:: Records supplied
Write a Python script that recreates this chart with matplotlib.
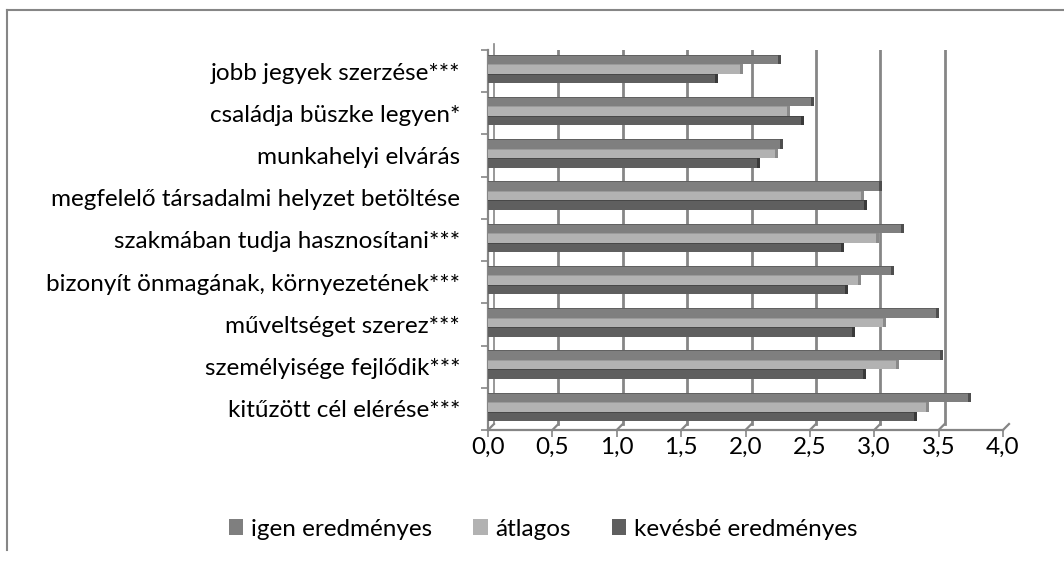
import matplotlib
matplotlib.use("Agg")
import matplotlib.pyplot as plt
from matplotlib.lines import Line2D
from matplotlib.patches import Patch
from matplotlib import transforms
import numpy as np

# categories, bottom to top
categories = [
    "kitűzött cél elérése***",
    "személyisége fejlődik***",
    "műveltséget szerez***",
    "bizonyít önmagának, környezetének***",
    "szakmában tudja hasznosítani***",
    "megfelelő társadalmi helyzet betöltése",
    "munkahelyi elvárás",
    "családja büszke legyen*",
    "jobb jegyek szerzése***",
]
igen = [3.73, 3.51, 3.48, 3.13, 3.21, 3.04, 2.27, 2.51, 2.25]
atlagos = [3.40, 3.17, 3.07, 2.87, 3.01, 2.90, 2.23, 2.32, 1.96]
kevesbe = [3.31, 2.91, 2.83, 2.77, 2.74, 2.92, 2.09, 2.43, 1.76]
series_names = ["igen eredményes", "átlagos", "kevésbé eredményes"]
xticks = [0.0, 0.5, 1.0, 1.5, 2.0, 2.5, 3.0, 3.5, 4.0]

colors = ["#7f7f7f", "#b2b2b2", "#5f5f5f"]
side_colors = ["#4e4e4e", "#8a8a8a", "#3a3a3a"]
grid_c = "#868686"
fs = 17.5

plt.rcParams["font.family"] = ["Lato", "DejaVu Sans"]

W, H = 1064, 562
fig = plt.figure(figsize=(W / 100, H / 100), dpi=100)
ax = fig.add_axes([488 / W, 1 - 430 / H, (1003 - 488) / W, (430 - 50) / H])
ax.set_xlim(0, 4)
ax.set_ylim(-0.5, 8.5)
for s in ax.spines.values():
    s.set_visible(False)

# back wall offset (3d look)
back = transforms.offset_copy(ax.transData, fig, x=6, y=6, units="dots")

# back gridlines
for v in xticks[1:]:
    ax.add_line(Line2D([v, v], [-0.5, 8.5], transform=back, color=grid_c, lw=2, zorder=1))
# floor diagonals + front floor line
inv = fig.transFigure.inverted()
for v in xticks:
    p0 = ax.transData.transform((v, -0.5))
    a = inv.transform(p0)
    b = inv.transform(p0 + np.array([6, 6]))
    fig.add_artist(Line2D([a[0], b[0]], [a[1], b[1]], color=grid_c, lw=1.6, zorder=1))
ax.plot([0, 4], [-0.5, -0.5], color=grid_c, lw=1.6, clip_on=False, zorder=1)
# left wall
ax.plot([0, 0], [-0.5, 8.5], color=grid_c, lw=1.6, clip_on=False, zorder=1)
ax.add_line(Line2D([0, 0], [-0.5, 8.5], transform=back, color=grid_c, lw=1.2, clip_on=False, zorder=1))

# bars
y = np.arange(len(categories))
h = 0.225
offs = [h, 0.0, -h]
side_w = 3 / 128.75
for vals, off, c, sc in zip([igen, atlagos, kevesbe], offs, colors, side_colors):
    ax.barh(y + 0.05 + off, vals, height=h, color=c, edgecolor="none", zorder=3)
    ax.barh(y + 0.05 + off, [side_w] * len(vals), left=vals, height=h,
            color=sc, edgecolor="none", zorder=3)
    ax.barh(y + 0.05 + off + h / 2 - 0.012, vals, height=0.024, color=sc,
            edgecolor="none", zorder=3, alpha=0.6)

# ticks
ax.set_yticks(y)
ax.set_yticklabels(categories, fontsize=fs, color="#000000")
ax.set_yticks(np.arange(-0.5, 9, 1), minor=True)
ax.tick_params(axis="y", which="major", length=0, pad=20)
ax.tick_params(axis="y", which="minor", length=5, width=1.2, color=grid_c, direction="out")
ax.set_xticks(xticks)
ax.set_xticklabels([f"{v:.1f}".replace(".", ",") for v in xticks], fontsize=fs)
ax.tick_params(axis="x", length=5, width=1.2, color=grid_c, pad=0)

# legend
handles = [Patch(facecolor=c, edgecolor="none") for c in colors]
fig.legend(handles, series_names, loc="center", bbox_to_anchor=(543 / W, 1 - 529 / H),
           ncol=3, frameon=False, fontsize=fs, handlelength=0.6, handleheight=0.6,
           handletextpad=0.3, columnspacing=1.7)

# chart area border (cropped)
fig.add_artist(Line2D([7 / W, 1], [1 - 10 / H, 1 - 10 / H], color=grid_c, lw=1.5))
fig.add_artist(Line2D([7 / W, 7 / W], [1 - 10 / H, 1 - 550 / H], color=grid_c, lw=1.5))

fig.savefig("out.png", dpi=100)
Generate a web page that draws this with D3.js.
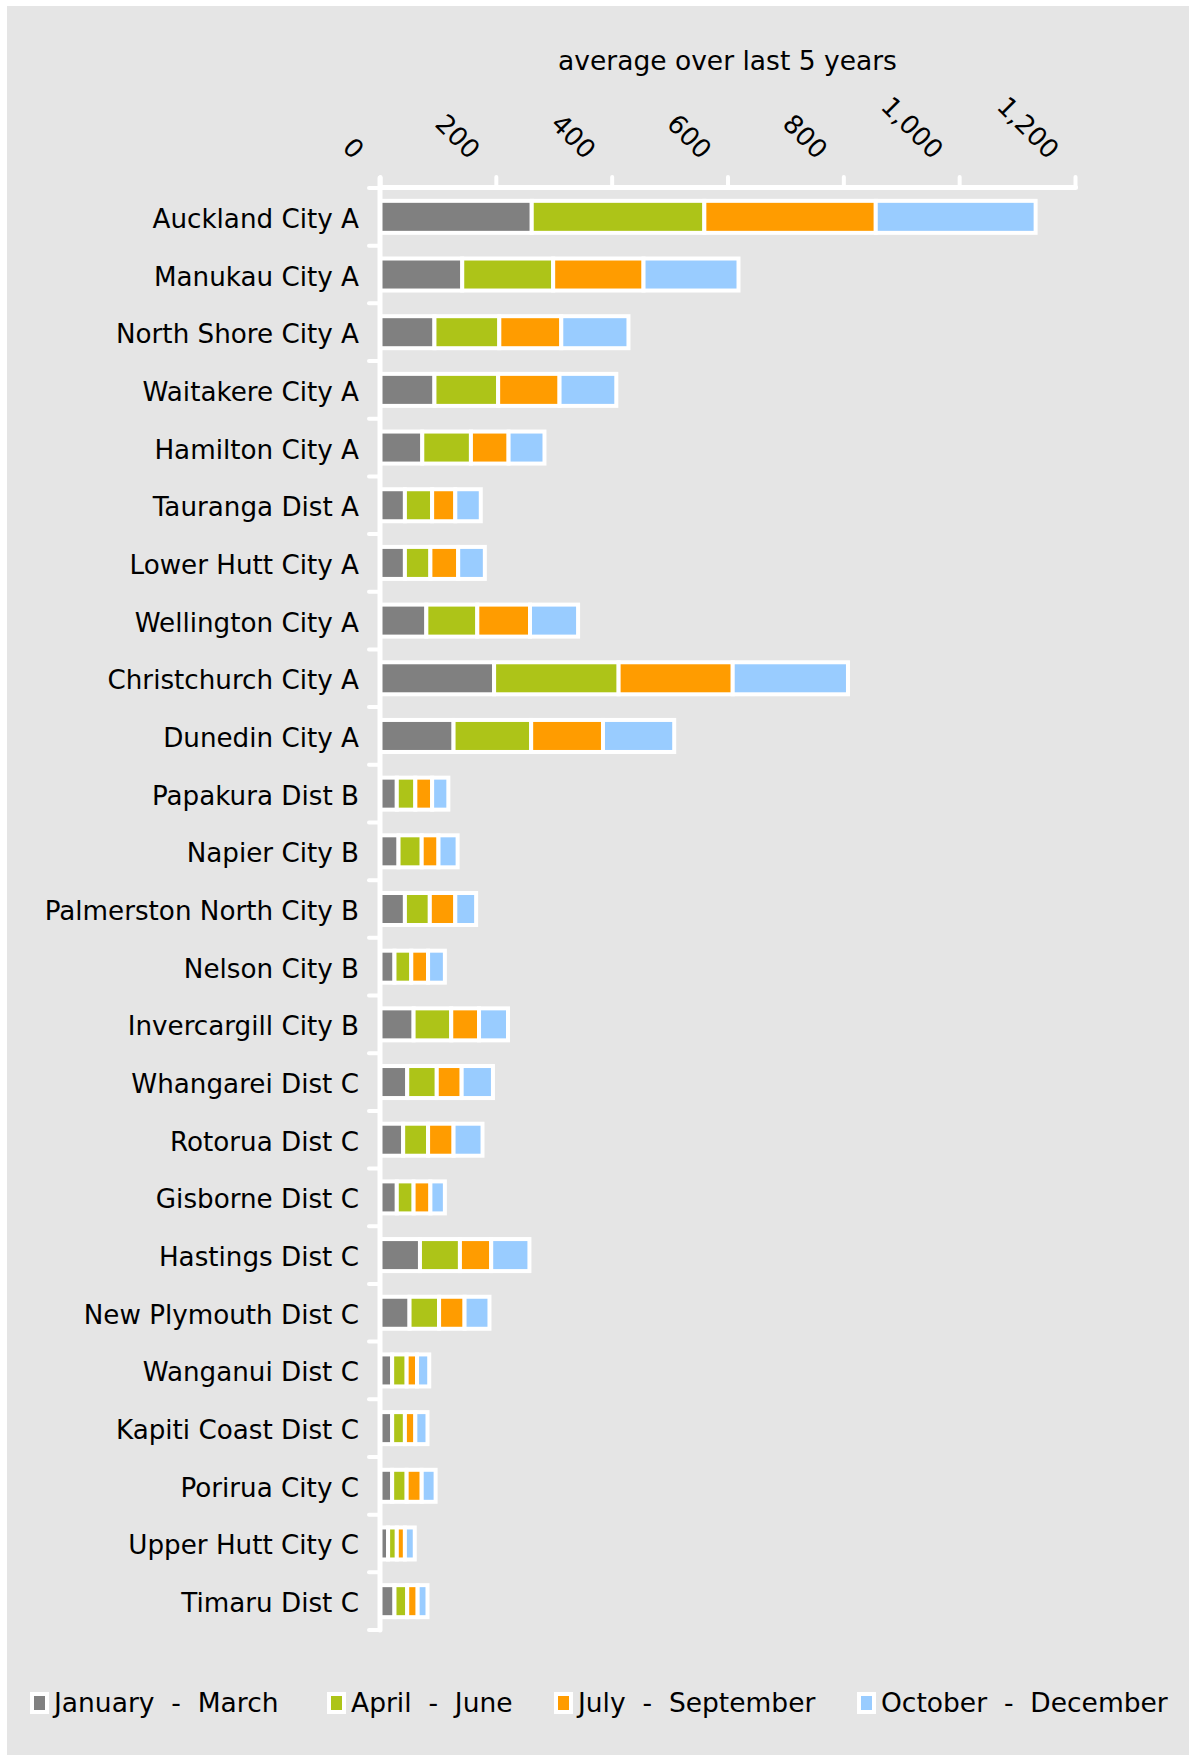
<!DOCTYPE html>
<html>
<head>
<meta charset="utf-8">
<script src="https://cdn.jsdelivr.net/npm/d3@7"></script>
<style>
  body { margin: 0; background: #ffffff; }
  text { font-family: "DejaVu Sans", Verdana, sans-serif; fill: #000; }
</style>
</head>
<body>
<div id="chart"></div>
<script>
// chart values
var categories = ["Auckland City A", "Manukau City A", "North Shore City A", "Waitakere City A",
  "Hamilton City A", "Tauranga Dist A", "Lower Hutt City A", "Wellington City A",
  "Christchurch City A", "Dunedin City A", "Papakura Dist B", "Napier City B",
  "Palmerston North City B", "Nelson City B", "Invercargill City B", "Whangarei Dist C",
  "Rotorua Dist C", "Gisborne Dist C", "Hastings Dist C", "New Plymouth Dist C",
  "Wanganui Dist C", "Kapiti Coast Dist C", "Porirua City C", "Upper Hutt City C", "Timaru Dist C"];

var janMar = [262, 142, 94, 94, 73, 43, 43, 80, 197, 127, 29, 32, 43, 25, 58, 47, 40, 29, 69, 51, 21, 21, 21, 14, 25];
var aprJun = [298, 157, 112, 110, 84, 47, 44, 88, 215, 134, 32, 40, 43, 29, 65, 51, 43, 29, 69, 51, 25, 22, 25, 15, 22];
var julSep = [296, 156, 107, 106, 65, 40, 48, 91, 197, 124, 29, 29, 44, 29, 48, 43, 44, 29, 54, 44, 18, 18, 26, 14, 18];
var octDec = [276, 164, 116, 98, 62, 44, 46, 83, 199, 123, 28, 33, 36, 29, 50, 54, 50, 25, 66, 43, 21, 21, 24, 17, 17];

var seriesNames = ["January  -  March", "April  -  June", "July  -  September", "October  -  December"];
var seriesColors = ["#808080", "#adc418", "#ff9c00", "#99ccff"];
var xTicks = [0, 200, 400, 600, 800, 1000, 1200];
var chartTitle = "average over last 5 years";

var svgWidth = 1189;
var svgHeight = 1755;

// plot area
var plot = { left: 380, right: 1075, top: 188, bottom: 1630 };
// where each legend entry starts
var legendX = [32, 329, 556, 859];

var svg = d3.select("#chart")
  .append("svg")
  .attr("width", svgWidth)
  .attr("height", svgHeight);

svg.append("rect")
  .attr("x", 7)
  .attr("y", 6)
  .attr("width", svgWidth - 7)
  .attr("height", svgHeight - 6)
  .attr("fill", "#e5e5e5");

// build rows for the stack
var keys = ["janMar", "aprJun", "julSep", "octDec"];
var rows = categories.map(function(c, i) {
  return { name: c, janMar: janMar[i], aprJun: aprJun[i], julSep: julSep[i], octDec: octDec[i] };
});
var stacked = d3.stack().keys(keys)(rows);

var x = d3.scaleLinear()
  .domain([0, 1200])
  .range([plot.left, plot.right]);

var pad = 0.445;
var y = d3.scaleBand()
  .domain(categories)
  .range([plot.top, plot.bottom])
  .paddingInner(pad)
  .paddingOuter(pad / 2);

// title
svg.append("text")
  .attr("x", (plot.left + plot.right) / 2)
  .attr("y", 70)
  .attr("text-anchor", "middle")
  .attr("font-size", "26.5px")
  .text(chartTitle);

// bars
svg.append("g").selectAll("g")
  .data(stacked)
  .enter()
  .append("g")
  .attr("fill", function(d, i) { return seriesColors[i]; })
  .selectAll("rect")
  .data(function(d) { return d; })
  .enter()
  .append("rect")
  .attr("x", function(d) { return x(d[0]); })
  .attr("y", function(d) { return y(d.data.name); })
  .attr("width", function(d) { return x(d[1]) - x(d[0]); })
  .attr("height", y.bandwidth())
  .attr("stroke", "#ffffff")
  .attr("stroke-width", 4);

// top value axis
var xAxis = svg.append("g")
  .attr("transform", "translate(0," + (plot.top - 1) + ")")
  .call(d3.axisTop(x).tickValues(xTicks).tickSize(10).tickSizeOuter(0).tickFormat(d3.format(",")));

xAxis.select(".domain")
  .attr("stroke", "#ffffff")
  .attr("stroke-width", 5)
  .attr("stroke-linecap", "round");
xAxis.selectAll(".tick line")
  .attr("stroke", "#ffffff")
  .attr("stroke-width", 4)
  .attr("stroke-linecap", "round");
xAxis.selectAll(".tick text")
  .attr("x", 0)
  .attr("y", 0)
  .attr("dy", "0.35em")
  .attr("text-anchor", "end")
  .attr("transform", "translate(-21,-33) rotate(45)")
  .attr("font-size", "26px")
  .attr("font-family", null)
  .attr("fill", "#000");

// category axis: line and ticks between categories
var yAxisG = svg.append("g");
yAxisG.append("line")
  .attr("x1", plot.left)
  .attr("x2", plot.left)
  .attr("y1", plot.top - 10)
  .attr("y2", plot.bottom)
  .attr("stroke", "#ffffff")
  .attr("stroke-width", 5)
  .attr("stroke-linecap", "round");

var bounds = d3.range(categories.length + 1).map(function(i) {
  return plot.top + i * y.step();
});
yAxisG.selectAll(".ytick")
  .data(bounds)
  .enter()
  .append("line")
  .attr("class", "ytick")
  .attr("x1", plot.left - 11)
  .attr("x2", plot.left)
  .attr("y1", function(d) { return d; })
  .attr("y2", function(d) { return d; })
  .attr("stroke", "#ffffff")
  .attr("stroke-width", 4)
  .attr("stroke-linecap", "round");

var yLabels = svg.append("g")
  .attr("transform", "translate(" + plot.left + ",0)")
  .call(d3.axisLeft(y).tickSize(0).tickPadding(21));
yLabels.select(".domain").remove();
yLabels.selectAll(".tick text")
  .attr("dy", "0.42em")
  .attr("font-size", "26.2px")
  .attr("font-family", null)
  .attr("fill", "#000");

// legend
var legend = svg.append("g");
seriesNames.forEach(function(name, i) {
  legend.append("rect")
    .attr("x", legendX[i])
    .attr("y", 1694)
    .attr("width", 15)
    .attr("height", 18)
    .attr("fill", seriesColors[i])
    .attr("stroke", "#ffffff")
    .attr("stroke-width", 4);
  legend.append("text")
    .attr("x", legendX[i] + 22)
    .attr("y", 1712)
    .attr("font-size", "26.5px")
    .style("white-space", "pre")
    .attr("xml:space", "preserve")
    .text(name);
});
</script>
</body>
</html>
::::
### What is being asked
Set the lines above down again, word for word, from the first through the one containing "import numpy as np"; pictures excluded.

### Solution to the exercise
Write a Python script that recreates this chart with matplotlib.
import matplotlib
matplotlib.use("Agg")
import matplotlib.pyplot as plt
from matplotlib.lines import Line2D
from matplotlib.patches import Patch
from matplotlib import transforms
import numpy as np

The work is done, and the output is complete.